Any of your relatives, friends, work peers, neighbors or other members of your community could experience homelessness at some point in their lives. No one is immune to this epidemic.
Working towards a common goal: Housing First
We use the internationally renowned Housing First model at Crossroads, which states that clients are more likely to succeed at addressing personal matters or accomplishing goals once they are housed. The only requirement one must meet to obtain services is that they need to be homeless and able to sign a lease.
This may come as a shock to some but consider the last time you relocated; at some point, without doubt, there was some level of stress involved. Now imagine moving during what could be the most vulnerable period of your life. Although there is excitement attached with the transition out of a shelter, oftentimes clients become hesitant, even fearful, after securing a place to live.
In cases involving trauma, substance abuse, and mental illness, it is especially important to remain mindful of the client's situation to ensure the smoothest adjustment to change as possible.
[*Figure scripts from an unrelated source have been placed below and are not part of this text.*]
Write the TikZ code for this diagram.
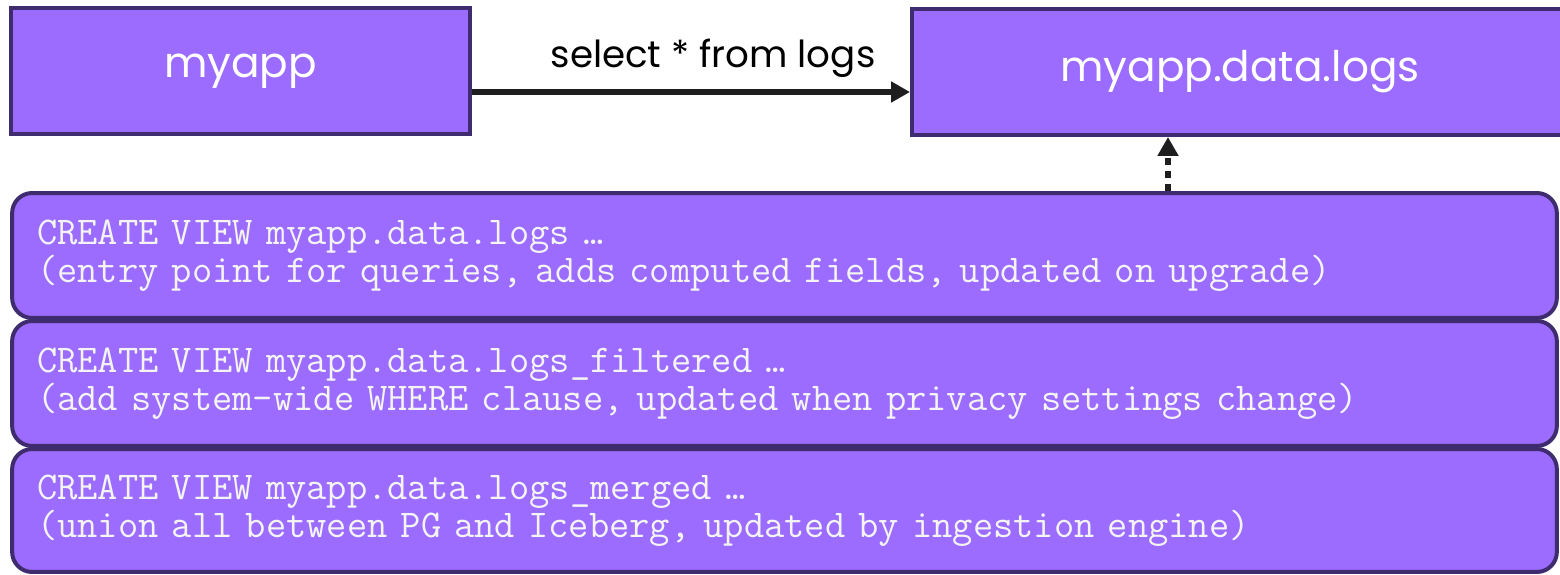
\documentclass[tikz,border=0pt]{standalone}
\usepackage{fontspec}
\newfontfamily\popfont{Poppins}
\usetikzlibrary{arrows.meta}
\definecolor{viewfill}{HTML}{9B6CFF}
\definecolor{viewline}{HTML}{3F2C6E}
\definecolor{arrowdark}{HTML}{1E1E1E}
\definecolor{monotext}{HTML}{F4F4F4}

\begin{document}
\begin{tikzpicture}[x=0.02cm,y=-0.02cm,
		box/.style={draw=viewline, fill=viewfill, line width=0.08cm, minimum height=2.52cm, text=white, font=\popfont\fontsize{24}{28}\selectfont},
		viewbox/.style={draw=viewline, fill=viewfill, line width=0.08cm, rounded corners=0.4cm, minimum width=30.9cm, minimum height=2.5cm, inner xsep=0.5cm, text width=29.9cm, align=left, text=monotext, font=\ttfamily\fontsize{22.4}{21.6}\selectfont},
		arr/.style={-{Triangle[length=0.38cm,width=0.4cm]}, line width=0.11cm, draw=arrowdark}]
		\useasboundingbox (0,0) rectangle (1560,575);
		\node[box, minimum width=9.18cm] (myapp) at (240.5,71) {myapp};
		\node[box, minimum width=13.12cm] (logs) at (1240,72) {myapp.data.logs};
		\node[viewbox] (view1) at (784.5,255.5) {CREATE VIEW myapp.data.logs …\\(entry point for queries, adds computed fields, updated on upgrade)};
		\node[viewbox] (view2) at (784.5,383.5) {CREATE VIEW myapp.data.logs\_filtered …\\(add system-wide WHERE clause, updated when privacy settings change)};
		\node[viewbox, minimum height=2.46cm] (view3) at (784.5,510.5) {CREATE VIEW myapp.data.logs\_merged …\\(union all between PG and Iceberg, updated by ingestion engine)};
		\draw[arr] ([yshift=-0.42cm]myapp.east) -- ([yshift=-0.42cm]myapp.east -| logs.west) node[pos=0.5, anchor=base, xshift=0.44cm, yshift=0.5cm, font=\popfont\fontsize{21.2}{25}\selectfont, text=black] (query) {select * from logs};
		\draw[arr, line width=0.13cm, dash pattern=on 0.14cm off 0.12cm] ([xshift=-1.44cm]logs.south |- view1.north) -- ([xshift=-1.44cm]logs.south);
	\end{tikzpicture}
\end{document}
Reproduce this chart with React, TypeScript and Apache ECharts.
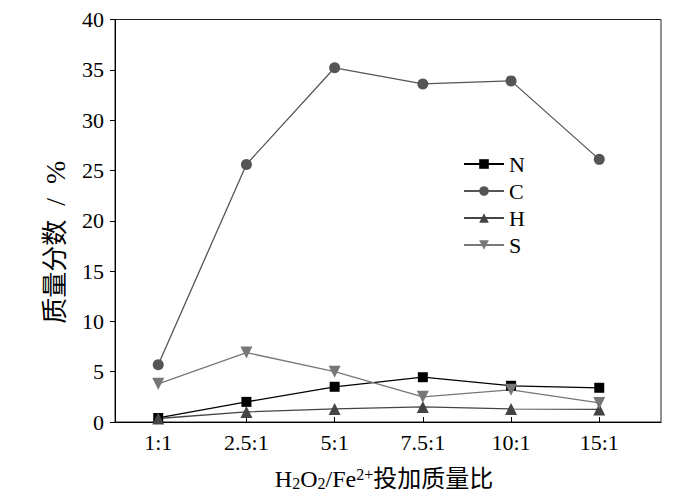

Some clients require more intensive and ongoing assistance; however, housing stability and good tenancy skills can be achieved when everyone is working towards this common goal.
Seeing a client regain their life by utilizing our services is an indescribable feeling. I myself have suffered from mental illness and recognize without my apartment, gainful employment, and support from family, friends and colleagues, I would not have been able to focus on or afford proper selfcare and services that allow me to maintain the life I want and deserve. Creating the same opportunity for our clients by assisting them through the housing process is what the Housing First model preaches, and it works.
A common thread
The common thread between all our guests, regardless of what program they are receiving services from, is that they need housing and support. Are some of our clients hungry? Yes. Are there growing children in need of clothes? Yes. Do some people need professional attire or hygiene products for a job interview? Yes.
Aside from all of the above, first and foremost, homeless people need housing. Everything else can be addressed after this is obtained.
The collective of people working at Crossroads is comprised of amazing individuals who are committed to relentlessly helping clients improve their lives. Without the additional support from within the communities our clients integrate into, our efforts can only go so far. Education is key to maximizing housing opportunities and effectively de-stigmatizing the homeless population. It is truly an honor to serve our clients, and I am proud to be part of a network of like-minded people working towards ending homelessness.